Mautner-Glick Corp. v Glazer |
2016 NY Slip Op 50090(U) [50 Misc 3d 136(A)] |
Decided on January 27, 2016 |
Appellate Term, First Department |
Published by New York State Law Reporting Bureau pursuant to Judiciary Law ยง 431. |
This opinion is uncorrected and will not be published in the printed Official Reports. |
Landlord appeals from an order of the Civil Court of the City of New York, New York County (Peter M. Wendt, J.), entered on or about November 21, 2013, after a hearing, which dismissed the petition in a holdover summary proceeding.
Per Curiam.
Order (Peter M. Wendt, J.), entered on or about November 21, 2013, affirmed.

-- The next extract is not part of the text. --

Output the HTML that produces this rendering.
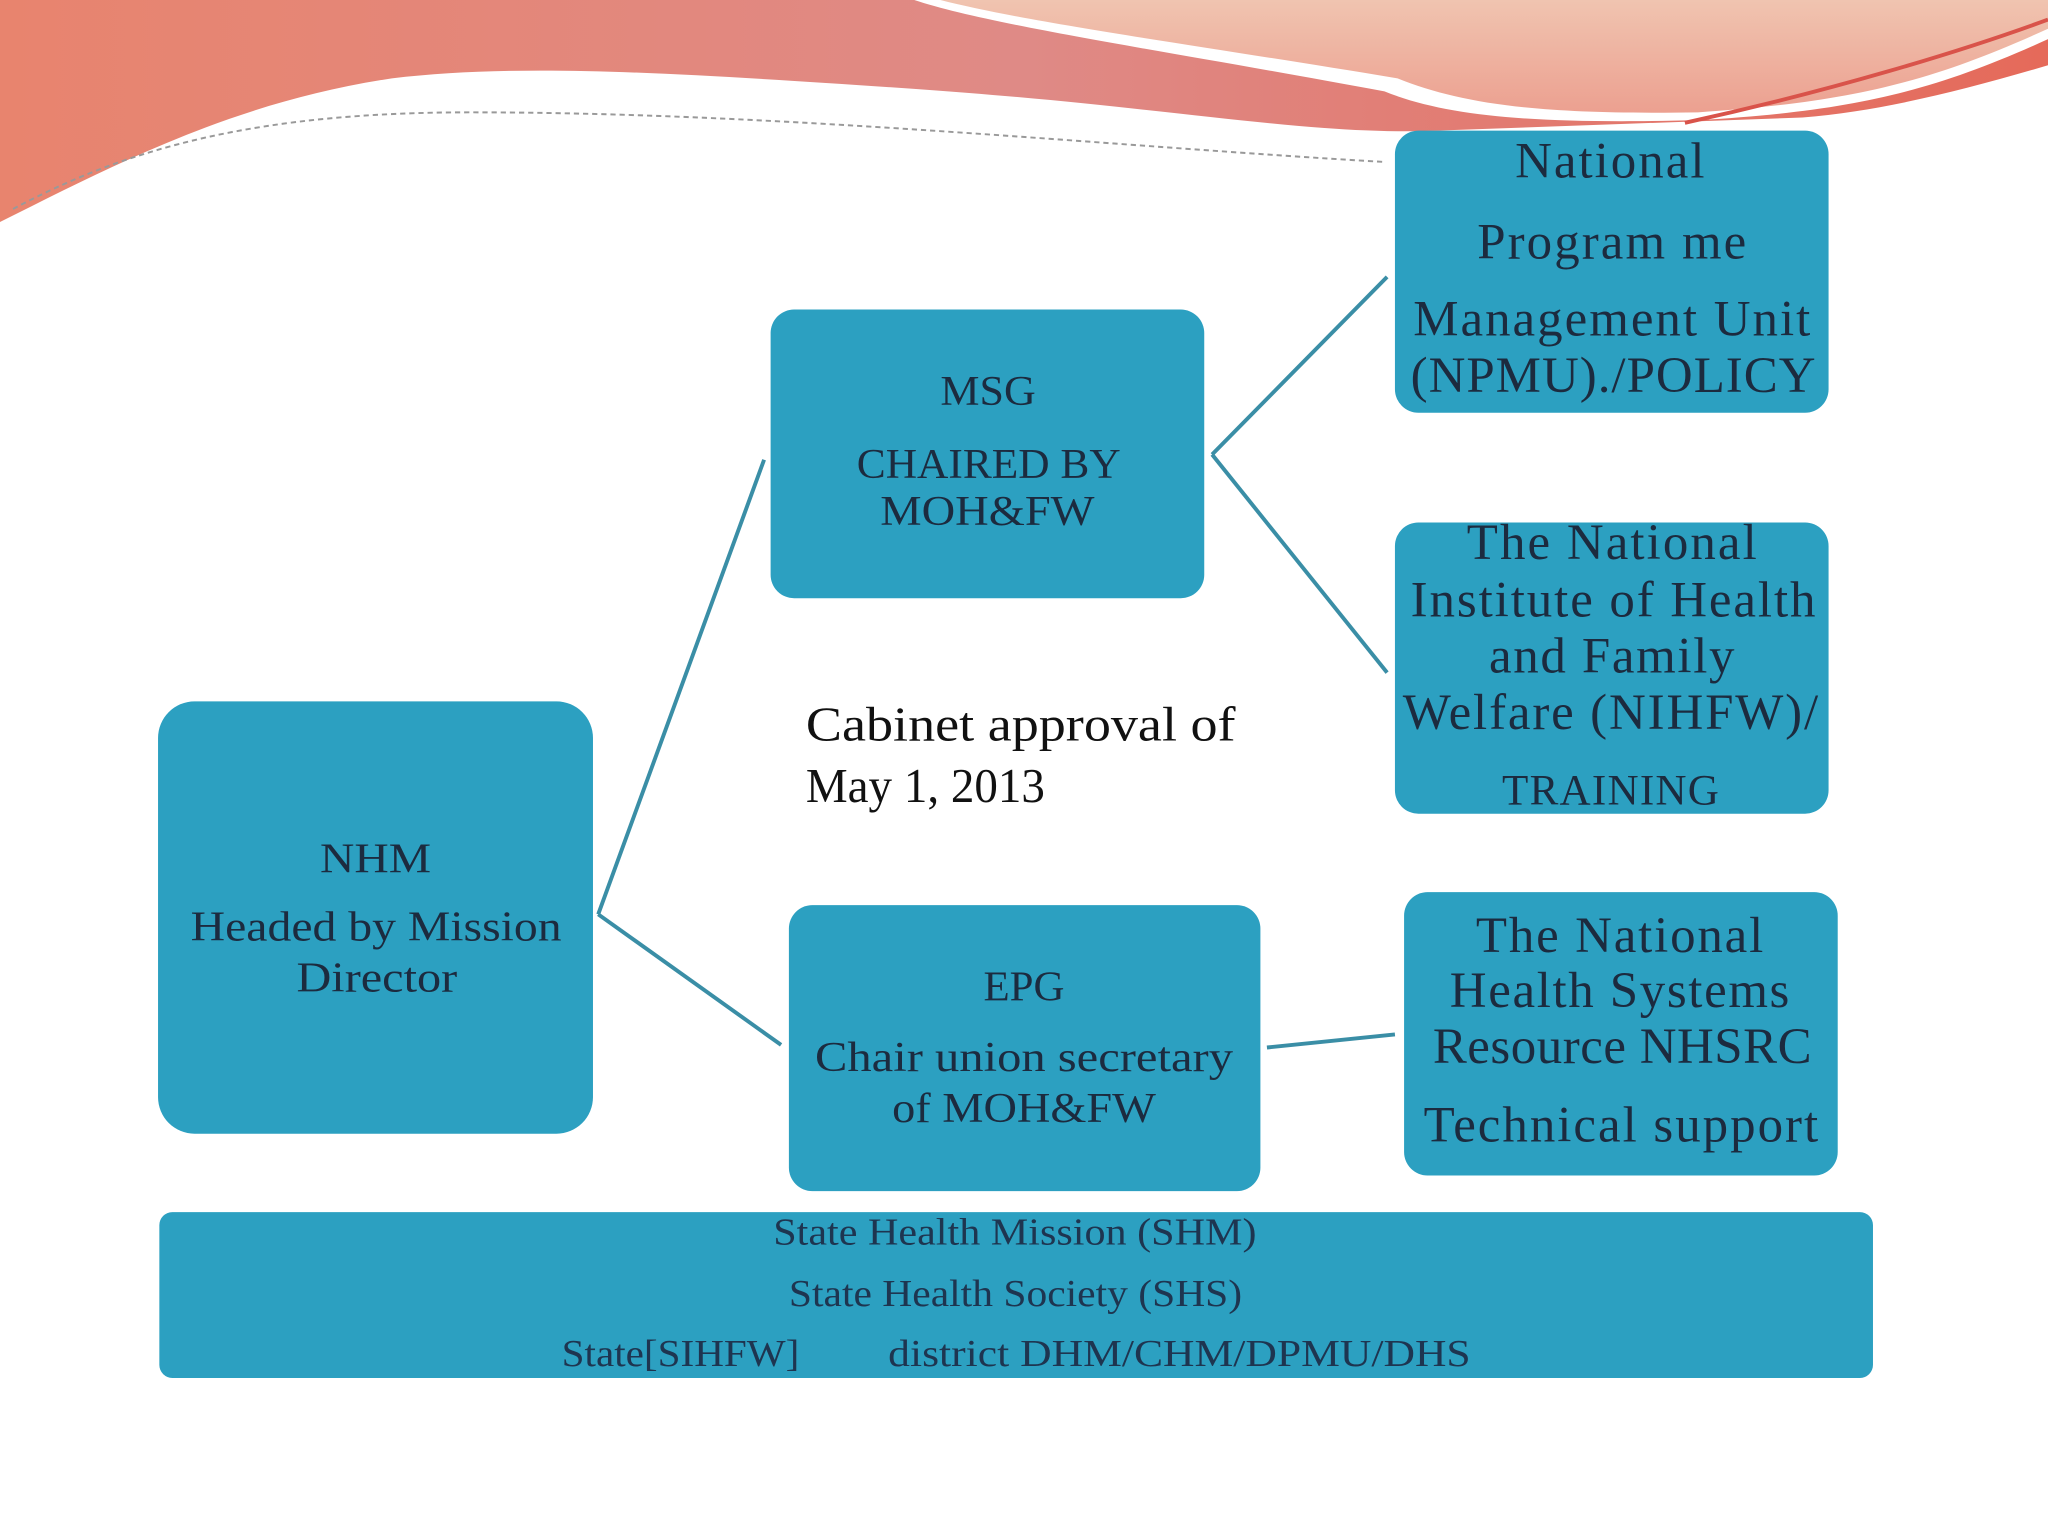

The determination rendered by a hearing court is entitled to great deference on appeal and will not be set aside unless such determination could not have been reached under any fair interpretation of the evidence (see Frost v Goldberg, 13 AD3d 409, 411 [2004]), especially when the findings of fact rest in large measure on considerations relating to the credibility of witnesses (see Claridge Gardens v Menotti, 160 AD2d 544 [1990]). Here, the hearing evidence supports the court's finding that landlord failed "to sustain its burden of proof by a preponderance of the evidence that the predicate notice of nonrenewal was served." The witness proffered by landlord, who purportedly served the notice, had no independent recollection of the service in question, and tenant testified that she never received the nonrenewal notice at any address.
THIS CONSTITUTES THE DECISION AND ORDER OF THE COURT.